The picture I chose for this post is of my kids playing with one of those displays that are so prevalent at movie theater lobbies these days. The goal of such a display is for you to mess with it, take photos, and share them all over the internet, thus making people interested in the movie. You get something. The movie gets something. Hooray. Lord knows if it sells movie tickets. I checked around for some case studies, but didn’t find any. But it’s more fun than a poster.
Can You Build Interaction Points Into Your Business?
In launching Blog Topics: Master Class, I put into place a handful of interaction touchpoints. First, I invite people upon signing up to hit reply every time they want to talk with me or ask a question. I then prompt them to do so in the first email, so that they know I’m serious.
I also created a private Facebook group for students in the course to interact with each other, and although I don’t promise to be there myself very often, I have been there to greet every single newcomer to the group personally, and introduce them to everyone else.
There will also be some realtime events like a live Google+ Hangout where we can do even more connecting. Further, I will promote various people’s work as a part of class, thus highlighting what participants are accomplishing, and sharing some of the great experiences coming out of the project, which is one way to give back.
What Does This Do For Your Business?
By finding ways to encourage repeat interaction, I’m tied much closer to my “customers’” experiences (I don’t much like the word, but I’m using it so you can translate this to what you’re doing). It means that no one ever feels like they played into the “bought and forgot” loop. It means that you’ll hear rather quickly if something isn’t working well, and have more potential opportunities to correct the issue at hand.

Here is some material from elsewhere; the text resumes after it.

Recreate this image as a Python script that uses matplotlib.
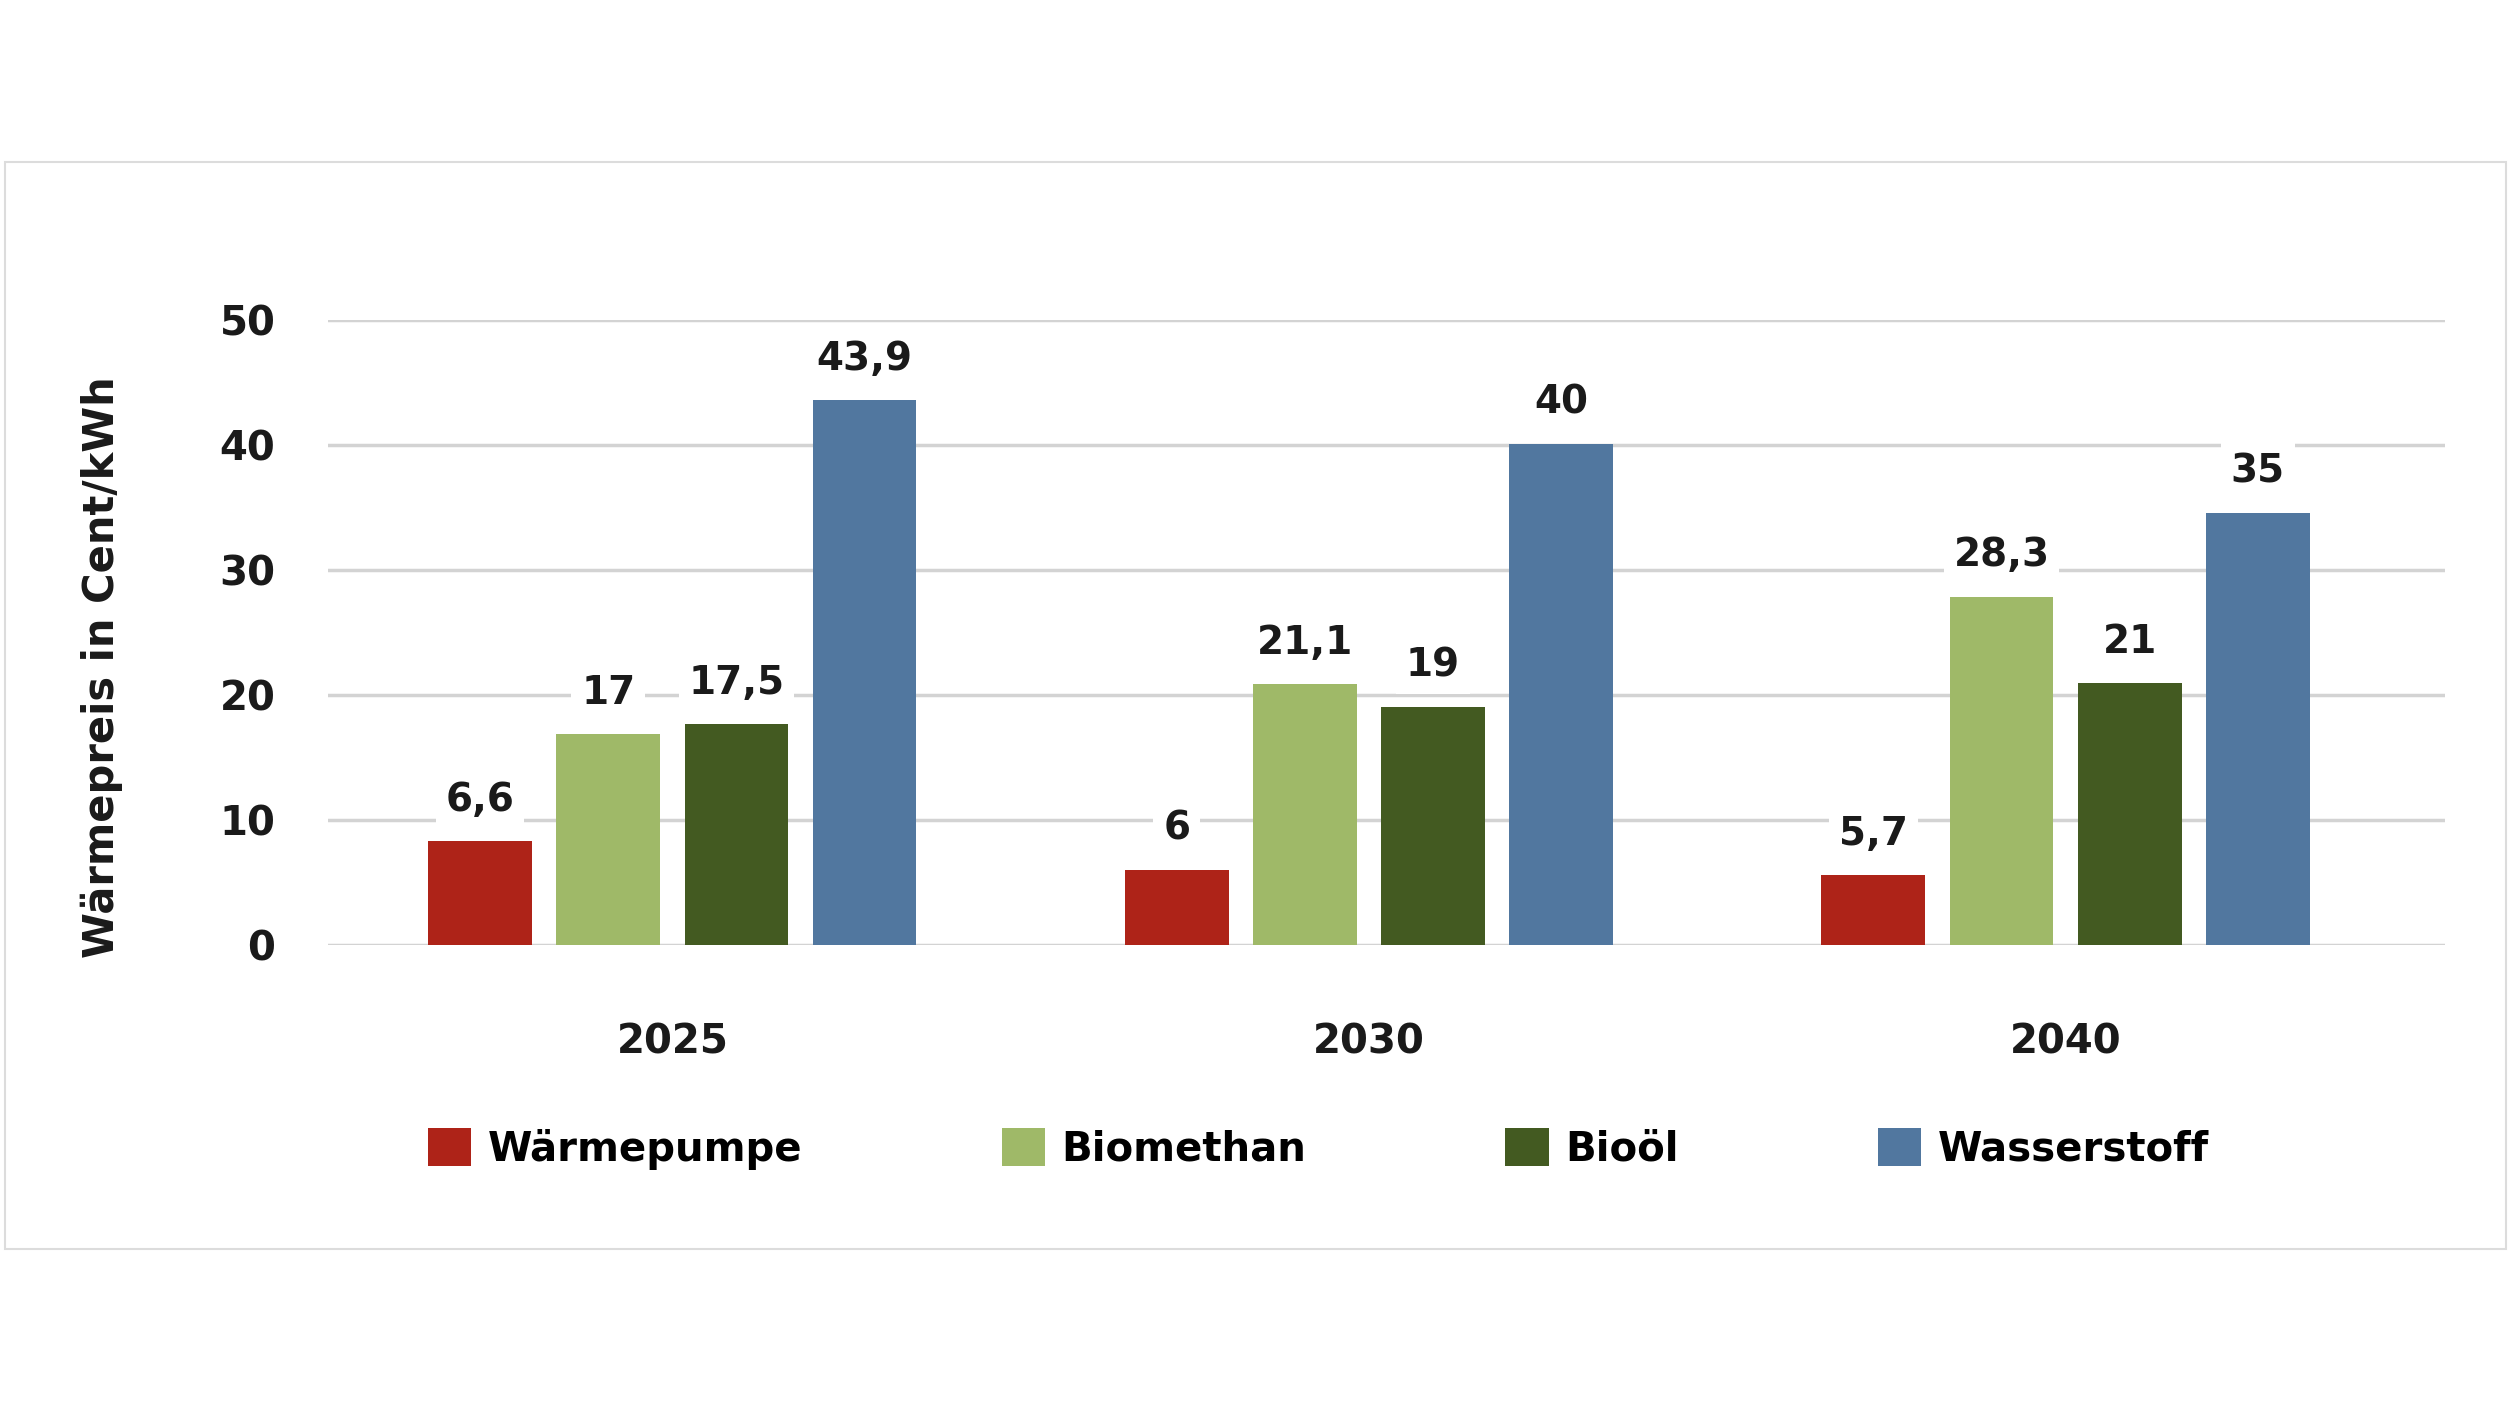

This also means time, however. Many businesses are built to actively seek ways to remove human interaction, to streamline anything that can be streamlined, to reduce interaction as it’s a drag on “productivity.” This line of thinking is accurate: to be very interactive with a customer/client/participant takes a lot more human capital than just selling something and wandering off.
But the process also has benefits:
- Faster awareness of issues that could cause revenue loss.
- More opportunities to adapt the product or future products to customer needs. (You can sell better or more.)
- Improved opportunities to encourage word of mouth marketing.
- Reduced error handing time allotted, as your marketing time and customer support time share a “budget.”
- Much improved perception of trust, care, and customer interest/advocacy.
How would this apply to your business? What does it mean for you?